> **Problem details**: Each line from the line with "Give me the matplotlib source for this chart." to the line with "ax.plot(x, locales, color=naranja, lw=2.4, marker='o', ms=5)", inclusive, is to be repeated exactly; no other line and no picture belongs in the copy.

(Entries with chart source code)
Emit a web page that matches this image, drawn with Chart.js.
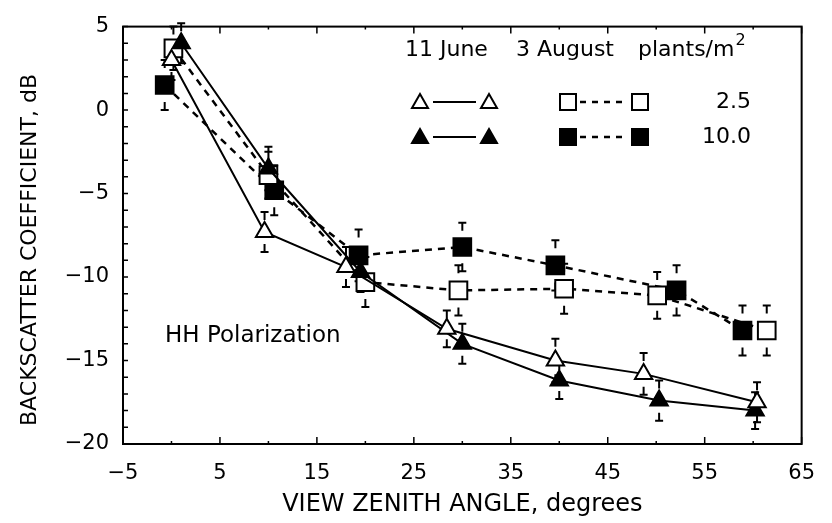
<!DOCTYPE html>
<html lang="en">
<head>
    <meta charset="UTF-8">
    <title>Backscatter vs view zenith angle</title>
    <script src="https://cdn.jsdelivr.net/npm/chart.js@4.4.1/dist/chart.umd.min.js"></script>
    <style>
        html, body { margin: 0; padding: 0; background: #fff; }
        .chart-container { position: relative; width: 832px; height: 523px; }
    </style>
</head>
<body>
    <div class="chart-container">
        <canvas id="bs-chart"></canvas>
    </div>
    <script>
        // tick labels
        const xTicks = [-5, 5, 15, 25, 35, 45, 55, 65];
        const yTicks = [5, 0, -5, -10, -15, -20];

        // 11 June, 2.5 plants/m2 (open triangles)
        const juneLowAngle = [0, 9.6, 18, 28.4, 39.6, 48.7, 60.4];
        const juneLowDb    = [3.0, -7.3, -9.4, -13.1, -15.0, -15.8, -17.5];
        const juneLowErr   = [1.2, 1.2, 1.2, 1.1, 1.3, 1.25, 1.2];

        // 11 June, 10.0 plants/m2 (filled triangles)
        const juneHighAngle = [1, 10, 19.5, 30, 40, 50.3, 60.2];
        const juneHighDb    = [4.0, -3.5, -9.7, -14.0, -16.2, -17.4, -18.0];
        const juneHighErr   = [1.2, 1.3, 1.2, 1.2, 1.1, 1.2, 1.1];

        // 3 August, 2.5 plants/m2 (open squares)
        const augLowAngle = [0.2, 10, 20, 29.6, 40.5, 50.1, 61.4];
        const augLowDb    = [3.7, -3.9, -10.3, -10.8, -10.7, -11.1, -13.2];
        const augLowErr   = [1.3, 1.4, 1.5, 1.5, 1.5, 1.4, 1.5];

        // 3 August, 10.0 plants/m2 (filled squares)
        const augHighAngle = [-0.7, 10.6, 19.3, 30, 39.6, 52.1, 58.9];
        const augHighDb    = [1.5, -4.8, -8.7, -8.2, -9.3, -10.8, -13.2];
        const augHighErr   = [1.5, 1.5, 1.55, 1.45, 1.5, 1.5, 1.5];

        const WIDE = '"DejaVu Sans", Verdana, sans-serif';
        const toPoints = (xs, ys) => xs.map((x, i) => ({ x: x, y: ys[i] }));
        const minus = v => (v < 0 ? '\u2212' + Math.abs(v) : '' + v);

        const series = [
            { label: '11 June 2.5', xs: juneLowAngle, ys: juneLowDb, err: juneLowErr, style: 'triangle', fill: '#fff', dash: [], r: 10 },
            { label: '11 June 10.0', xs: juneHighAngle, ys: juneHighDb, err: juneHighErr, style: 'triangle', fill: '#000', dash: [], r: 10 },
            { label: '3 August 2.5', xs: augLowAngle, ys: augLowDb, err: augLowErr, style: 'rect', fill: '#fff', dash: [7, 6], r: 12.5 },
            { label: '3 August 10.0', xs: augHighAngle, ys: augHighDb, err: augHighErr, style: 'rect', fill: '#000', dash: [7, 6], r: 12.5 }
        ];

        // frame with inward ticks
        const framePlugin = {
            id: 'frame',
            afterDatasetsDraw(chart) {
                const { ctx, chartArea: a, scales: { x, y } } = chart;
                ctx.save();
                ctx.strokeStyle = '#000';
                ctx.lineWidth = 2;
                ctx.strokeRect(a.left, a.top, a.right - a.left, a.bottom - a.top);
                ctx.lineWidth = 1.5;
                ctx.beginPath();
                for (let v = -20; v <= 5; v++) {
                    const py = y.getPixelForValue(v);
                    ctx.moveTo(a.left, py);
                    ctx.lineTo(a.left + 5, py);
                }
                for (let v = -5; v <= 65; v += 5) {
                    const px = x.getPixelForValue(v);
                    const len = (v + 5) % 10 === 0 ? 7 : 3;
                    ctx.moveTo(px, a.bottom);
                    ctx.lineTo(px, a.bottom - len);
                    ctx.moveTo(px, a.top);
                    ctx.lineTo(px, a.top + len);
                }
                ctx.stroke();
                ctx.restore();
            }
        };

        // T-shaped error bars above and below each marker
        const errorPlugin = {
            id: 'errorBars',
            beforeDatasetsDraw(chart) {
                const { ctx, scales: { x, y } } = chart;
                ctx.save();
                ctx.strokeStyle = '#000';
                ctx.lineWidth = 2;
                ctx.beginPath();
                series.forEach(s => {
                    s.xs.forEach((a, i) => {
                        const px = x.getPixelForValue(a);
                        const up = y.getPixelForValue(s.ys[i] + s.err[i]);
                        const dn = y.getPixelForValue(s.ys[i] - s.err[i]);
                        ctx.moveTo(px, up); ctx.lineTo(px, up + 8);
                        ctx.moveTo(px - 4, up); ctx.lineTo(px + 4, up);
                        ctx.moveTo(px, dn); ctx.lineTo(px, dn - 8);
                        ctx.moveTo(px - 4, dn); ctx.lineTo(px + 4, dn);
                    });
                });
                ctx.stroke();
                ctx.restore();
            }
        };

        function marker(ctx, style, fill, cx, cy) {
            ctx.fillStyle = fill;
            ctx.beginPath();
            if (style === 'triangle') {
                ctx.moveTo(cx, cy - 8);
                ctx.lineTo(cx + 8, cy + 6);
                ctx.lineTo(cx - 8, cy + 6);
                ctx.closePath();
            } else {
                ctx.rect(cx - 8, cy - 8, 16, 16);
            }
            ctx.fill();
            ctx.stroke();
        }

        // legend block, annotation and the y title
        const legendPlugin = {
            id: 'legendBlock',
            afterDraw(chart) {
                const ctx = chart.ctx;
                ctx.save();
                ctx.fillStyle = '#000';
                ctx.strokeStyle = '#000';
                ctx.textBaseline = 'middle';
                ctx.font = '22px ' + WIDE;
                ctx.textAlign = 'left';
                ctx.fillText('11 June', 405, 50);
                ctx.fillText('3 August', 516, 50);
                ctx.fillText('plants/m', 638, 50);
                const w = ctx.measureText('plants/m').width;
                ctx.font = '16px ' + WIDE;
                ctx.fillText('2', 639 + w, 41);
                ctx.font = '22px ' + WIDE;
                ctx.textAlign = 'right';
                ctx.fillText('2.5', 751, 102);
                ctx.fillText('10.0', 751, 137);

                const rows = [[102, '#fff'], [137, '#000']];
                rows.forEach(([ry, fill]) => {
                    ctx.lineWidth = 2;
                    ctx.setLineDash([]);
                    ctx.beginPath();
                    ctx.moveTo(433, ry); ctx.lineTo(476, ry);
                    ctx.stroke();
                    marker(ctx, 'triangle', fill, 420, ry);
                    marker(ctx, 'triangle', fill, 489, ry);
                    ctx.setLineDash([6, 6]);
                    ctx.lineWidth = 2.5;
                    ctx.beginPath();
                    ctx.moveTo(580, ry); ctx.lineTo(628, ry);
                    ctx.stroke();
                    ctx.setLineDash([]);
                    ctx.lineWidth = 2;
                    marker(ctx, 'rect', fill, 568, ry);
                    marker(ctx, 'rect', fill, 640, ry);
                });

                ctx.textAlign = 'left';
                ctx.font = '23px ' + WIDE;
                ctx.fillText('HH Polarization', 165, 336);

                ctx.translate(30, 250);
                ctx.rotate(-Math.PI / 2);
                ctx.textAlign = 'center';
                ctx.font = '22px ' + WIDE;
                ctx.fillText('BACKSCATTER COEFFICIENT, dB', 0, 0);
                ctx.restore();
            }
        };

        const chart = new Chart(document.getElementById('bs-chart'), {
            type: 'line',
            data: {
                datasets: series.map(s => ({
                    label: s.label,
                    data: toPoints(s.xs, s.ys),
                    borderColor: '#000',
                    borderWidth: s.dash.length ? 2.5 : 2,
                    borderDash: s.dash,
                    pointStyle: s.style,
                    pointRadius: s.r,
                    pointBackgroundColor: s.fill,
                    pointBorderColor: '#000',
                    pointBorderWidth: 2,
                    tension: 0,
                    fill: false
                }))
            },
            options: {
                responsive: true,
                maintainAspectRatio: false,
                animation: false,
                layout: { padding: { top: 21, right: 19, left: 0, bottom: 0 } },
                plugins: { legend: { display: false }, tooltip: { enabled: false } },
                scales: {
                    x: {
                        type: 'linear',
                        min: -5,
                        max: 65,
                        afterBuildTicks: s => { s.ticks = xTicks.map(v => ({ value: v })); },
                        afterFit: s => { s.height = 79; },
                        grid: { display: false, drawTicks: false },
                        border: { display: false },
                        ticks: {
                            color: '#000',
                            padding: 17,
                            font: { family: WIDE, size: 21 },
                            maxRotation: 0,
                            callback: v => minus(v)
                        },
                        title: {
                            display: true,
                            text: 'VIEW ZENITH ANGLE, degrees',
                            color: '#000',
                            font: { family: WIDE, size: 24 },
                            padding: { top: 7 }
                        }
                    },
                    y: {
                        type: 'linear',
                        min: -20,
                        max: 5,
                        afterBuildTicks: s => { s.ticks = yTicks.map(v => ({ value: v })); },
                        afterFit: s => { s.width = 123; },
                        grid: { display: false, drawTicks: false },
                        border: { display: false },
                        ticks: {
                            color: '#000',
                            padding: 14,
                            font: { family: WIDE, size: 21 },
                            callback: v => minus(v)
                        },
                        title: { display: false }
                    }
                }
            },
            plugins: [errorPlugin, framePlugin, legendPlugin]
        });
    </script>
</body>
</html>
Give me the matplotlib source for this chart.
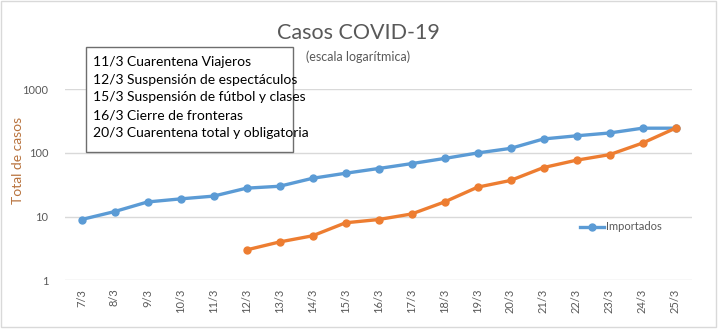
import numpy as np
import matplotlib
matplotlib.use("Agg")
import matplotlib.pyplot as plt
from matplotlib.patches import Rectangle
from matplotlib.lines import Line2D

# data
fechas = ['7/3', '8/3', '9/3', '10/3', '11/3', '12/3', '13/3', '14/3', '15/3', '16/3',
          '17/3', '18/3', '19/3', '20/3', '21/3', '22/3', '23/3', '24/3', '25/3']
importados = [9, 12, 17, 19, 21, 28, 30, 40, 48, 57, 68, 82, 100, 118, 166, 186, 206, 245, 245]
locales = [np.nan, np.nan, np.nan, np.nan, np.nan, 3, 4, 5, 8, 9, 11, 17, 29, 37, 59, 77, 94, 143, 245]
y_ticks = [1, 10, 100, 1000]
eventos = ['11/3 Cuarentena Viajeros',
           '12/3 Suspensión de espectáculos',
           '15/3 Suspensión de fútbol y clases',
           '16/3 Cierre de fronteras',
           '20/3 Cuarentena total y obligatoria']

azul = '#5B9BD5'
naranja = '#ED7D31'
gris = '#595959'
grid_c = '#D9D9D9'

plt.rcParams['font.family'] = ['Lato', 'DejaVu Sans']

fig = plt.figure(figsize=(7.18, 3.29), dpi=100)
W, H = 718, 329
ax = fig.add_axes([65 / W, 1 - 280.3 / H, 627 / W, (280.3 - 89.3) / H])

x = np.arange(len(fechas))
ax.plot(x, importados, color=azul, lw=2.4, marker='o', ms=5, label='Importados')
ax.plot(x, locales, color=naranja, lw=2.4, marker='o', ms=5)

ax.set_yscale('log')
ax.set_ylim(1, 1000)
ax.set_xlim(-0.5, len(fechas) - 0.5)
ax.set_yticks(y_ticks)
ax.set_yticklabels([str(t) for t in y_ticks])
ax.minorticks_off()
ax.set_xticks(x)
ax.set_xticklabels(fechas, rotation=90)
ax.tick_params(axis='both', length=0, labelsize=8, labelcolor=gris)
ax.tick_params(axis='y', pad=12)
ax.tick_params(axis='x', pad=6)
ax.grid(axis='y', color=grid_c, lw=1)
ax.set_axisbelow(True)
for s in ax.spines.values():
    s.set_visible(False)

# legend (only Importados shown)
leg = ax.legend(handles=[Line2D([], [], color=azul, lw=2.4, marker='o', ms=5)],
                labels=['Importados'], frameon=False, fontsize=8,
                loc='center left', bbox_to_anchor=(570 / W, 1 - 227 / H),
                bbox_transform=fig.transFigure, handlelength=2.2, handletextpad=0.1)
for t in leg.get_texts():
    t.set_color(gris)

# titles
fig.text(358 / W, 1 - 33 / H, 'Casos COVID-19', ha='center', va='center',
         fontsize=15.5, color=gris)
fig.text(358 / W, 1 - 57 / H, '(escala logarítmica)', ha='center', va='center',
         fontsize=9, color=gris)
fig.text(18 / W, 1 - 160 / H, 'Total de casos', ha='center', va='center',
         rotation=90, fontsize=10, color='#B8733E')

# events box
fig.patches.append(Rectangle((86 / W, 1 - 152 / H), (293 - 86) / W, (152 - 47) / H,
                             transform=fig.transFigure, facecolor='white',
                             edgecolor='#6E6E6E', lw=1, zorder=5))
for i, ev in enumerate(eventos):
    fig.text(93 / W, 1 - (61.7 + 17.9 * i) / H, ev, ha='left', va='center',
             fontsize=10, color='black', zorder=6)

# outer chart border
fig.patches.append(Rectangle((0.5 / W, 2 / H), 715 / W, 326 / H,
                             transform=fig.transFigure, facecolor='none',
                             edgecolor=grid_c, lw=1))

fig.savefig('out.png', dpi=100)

> **Answer to the exercise**:
Give me the matplotlib source for this chart.
import numpy as np
import matplotlib
matplotlib.use("Agg")
import matplotlib.pyplot as plt
from matplotlib.patches import Rectangle
from matplotlib.lines import Line2D

# data
fechas = ['7/3', '8/3', '9/3', '10/3', '11/3', '12/3', '13/3', '14/3', '15/3', '16/3',
          '17/3', '18/3', '19/3', '20/3', '21/3', '22/3', '23/3', '24/3', '25/3']
importados = [9, 12, 17, 19, 21, 28, 30, 40, 48, 57, 68, 82, 100, 118, 166, 186, 206, 245, 245]
locales = [np.nan, np.nan, np.nan, np.nan, np.nan, 3, 4, 5, 8, 9, 11, 17, 29, 37, 59, 77, 94, 143, 245]
y_ticks = [1, 10, 100, 1000]
eventos = ['11/3 Cuarentena Viajeros',
           '12/3 Suspensión de espectáculos',
           '15/3 Suspensión de fútbol y clases',
           '16/3 Cierre de fronteras',
           '20/3 Cuarentena total y obligatoria']

azul = '#5B9BD5'
naranja = '#ED7D31'
gris = '#595959'
grid_c = '#D9D9D9'

plt.rcParams['font.family'] = ['Lato', 'DejaVu Sans']

fig = plt.figure(figsize=(7.18, 3.29), dpi=100)
W, H = 718, 329
ax = fig.add_axes([65 / W, 1 - 280.3 / H, 627 / W, (280.3 - 89.3) / H])

x = np.arange(len(fechas))
ax.plot(x, importados, color=azul, lw=2.4, marker='o', ms=5, label='Importados')
ax.plot(x, locales, color=naranja, lw=2.4, marker='o', ms=5)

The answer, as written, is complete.